• _STATED PROBLEM_
Copy each line of the data below with the word "that".

• _TASK INPUTS_
+ + + + +
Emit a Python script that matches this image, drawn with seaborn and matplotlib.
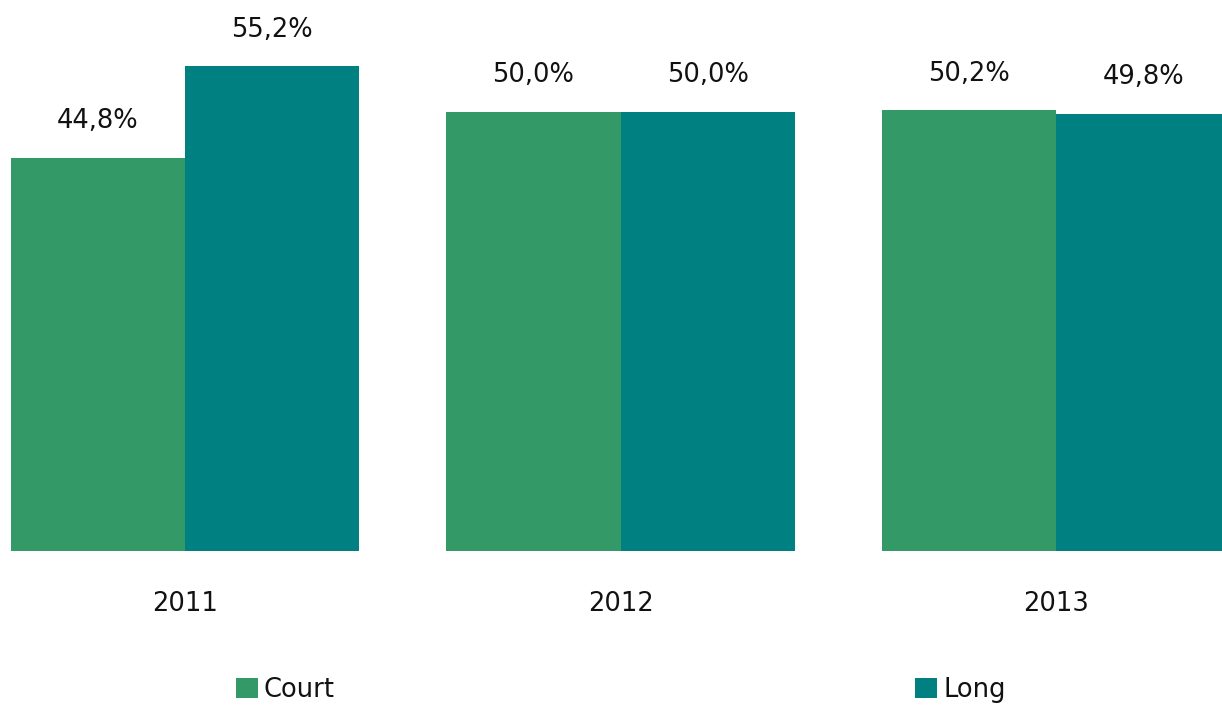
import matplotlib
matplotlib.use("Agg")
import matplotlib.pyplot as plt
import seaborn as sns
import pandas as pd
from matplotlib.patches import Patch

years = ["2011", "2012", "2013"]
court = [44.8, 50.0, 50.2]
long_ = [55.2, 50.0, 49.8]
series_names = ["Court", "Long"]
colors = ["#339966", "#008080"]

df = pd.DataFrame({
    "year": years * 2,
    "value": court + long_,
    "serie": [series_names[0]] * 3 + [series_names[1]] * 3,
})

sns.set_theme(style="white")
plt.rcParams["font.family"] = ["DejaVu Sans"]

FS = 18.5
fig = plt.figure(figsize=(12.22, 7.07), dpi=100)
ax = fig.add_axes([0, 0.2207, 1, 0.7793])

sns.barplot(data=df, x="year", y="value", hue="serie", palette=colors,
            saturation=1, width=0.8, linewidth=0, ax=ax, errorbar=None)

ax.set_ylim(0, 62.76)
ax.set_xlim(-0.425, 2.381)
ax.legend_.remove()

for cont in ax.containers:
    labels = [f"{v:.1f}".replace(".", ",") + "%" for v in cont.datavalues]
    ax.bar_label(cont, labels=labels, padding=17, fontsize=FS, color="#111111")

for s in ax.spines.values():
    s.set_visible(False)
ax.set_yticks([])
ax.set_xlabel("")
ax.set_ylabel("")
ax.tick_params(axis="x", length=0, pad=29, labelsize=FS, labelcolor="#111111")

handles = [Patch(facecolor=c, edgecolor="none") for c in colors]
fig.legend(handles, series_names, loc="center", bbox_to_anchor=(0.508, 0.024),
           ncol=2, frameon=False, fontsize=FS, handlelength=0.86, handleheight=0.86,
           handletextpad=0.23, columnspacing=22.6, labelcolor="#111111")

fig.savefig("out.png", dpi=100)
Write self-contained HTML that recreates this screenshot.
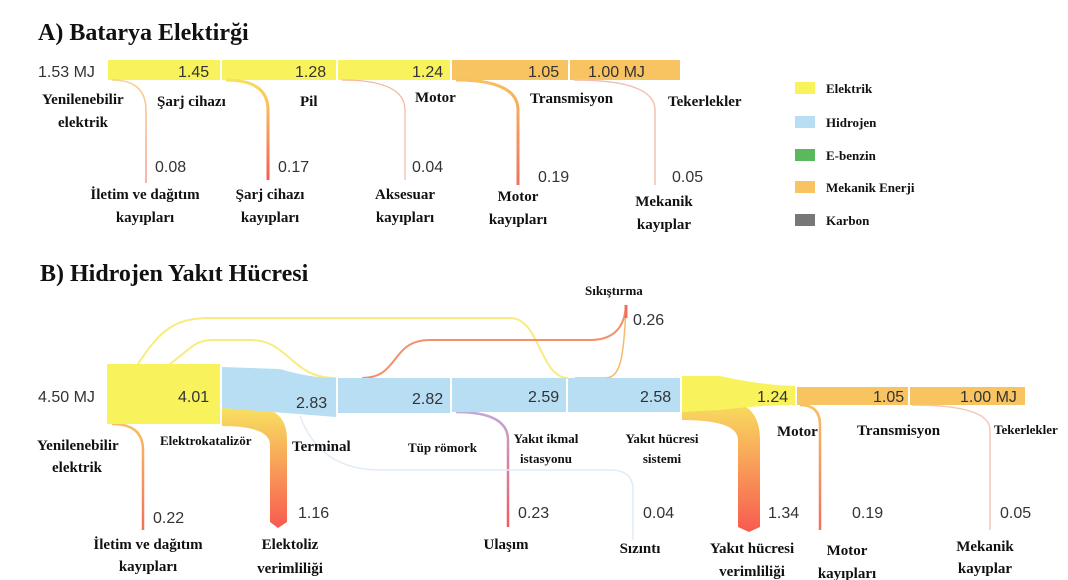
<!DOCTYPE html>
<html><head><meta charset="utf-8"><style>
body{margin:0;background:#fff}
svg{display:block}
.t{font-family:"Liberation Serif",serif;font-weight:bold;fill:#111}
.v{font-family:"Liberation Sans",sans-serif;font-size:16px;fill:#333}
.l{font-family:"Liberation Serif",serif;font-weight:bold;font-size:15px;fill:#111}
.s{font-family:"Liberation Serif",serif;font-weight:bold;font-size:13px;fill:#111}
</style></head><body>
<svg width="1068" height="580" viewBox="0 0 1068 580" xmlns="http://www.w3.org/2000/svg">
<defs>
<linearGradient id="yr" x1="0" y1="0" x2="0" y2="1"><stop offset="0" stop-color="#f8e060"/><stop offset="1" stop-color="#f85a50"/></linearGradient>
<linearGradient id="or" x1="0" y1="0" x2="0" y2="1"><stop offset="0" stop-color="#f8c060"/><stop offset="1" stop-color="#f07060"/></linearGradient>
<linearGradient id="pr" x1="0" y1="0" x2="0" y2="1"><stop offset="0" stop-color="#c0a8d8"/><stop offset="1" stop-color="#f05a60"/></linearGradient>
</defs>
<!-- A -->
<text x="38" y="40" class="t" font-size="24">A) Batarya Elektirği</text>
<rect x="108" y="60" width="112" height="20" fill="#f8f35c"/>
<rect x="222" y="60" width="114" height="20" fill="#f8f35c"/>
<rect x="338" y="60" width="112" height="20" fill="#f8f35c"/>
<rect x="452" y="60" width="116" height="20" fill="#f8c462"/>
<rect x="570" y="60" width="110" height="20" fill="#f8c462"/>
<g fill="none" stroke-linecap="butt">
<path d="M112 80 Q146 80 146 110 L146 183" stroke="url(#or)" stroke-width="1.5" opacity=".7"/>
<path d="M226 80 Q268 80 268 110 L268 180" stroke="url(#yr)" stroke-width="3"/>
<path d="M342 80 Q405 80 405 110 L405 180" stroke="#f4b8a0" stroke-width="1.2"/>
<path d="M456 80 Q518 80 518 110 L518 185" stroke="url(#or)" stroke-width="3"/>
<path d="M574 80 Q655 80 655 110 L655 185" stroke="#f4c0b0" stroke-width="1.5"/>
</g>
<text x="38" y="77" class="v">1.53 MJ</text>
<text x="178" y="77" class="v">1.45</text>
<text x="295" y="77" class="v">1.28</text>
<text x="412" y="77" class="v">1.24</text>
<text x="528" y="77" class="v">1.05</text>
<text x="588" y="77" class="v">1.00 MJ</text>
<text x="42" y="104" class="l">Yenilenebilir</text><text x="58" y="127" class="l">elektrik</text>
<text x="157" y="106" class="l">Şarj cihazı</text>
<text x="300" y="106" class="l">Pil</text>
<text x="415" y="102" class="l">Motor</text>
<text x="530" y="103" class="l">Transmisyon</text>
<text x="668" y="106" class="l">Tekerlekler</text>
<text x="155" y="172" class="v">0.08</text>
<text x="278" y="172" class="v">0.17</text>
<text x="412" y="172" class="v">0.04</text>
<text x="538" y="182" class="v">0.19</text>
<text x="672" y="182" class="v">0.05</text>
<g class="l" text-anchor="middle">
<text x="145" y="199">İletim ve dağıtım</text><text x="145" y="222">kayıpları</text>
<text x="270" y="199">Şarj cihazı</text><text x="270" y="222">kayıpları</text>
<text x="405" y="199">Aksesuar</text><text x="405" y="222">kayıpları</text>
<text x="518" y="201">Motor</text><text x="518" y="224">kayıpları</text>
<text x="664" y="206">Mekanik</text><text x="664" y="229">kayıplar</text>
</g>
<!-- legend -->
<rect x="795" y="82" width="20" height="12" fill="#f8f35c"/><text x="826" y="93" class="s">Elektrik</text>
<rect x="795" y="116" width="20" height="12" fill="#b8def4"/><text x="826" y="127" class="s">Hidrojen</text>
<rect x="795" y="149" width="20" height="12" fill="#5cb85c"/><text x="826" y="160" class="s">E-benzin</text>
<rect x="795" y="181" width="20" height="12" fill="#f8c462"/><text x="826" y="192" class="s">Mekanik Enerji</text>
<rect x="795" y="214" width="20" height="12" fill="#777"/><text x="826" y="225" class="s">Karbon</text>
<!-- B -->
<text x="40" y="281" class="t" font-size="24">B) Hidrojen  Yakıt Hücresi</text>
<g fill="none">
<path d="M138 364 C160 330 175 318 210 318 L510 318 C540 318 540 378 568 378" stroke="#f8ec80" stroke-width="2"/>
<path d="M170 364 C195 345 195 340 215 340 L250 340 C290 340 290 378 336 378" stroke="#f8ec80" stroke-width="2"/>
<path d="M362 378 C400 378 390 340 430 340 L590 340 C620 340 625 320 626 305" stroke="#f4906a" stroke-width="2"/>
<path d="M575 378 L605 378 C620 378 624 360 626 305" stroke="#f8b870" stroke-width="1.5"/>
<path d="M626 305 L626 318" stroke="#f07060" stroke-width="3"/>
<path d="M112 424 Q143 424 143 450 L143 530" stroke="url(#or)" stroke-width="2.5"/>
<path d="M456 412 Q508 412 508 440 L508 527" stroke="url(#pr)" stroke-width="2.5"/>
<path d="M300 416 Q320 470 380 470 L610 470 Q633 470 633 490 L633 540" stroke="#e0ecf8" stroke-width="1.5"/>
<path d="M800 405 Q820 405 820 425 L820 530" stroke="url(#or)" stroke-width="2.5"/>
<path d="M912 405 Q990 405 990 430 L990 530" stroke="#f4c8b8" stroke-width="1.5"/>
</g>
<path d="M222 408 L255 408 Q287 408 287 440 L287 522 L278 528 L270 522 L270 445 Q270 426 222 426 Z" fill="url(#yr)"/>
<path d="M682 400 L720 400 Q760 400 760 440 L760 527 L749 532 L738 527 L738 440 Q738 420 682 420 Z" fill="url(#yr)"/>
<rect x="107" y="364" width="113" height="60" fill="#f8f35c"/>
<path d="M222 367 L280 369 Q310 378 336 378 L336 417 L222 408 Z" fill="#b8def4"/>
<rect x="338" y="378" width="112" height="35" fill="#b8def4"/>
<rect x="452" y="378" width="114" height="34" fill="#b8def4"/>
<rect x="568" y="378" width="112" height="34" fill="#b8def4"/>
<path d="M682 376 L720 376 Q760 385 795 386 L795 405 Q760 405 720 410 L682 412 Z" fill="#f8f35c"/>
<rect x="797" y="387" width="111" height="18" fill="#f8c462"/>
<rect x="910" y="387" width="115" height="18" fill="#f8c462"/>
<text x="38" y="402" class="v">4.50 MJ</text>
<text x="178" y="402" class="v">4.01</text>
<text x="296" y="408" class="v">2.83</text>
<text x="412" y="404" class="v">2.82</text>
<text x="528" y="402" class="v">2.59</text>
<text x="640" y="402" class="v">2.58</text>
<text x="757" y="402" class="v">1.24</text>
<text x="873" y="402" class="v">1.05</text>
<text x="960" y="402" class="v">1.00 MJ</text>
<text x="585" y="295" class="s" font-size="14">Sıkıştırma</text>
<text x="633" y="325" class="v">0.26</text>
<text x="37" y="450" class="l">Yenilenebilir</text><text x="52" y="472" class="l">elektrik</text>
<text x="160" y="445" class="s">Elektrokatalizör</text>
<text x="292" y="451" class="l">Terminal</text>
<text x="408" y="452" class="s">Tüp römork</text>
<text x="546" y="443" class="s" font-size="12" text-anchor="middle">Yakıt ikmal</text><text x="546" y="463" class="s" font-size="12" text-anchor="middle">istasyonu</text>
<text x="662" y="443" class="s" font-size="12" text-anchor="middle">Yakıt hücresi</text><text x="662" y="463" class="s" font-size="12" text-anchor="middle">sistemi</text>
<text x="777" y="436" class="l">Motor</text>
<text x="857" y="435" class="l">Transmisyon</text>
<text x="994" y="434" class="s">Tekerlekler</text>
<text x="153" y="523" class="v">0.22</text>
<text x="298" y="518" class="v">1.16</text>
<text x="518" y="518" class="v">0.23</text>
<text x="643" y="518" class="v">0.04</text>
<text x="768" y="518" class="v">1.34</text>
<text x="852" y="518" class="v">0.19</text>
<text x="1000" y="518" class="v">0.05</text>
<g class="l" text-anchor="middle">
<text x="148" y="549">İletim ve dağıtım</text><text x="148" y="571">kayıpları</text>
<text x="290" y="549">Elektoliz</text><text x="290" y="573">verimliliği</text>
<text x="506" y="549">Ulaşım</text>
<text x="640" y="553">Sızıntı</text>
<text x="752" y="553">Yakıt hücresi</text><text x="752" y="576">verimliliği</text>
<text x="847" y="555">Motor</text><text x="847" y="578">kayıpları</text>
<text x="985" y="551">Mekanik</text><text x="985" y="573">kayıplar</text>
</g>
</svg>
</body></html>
+ + + + +
• _OUTPUT OF THE TASK_
Emit a Python script that matches this image, drawn with seaborn and matplotlib.
Write self-contained HTML that recreates this screenshot.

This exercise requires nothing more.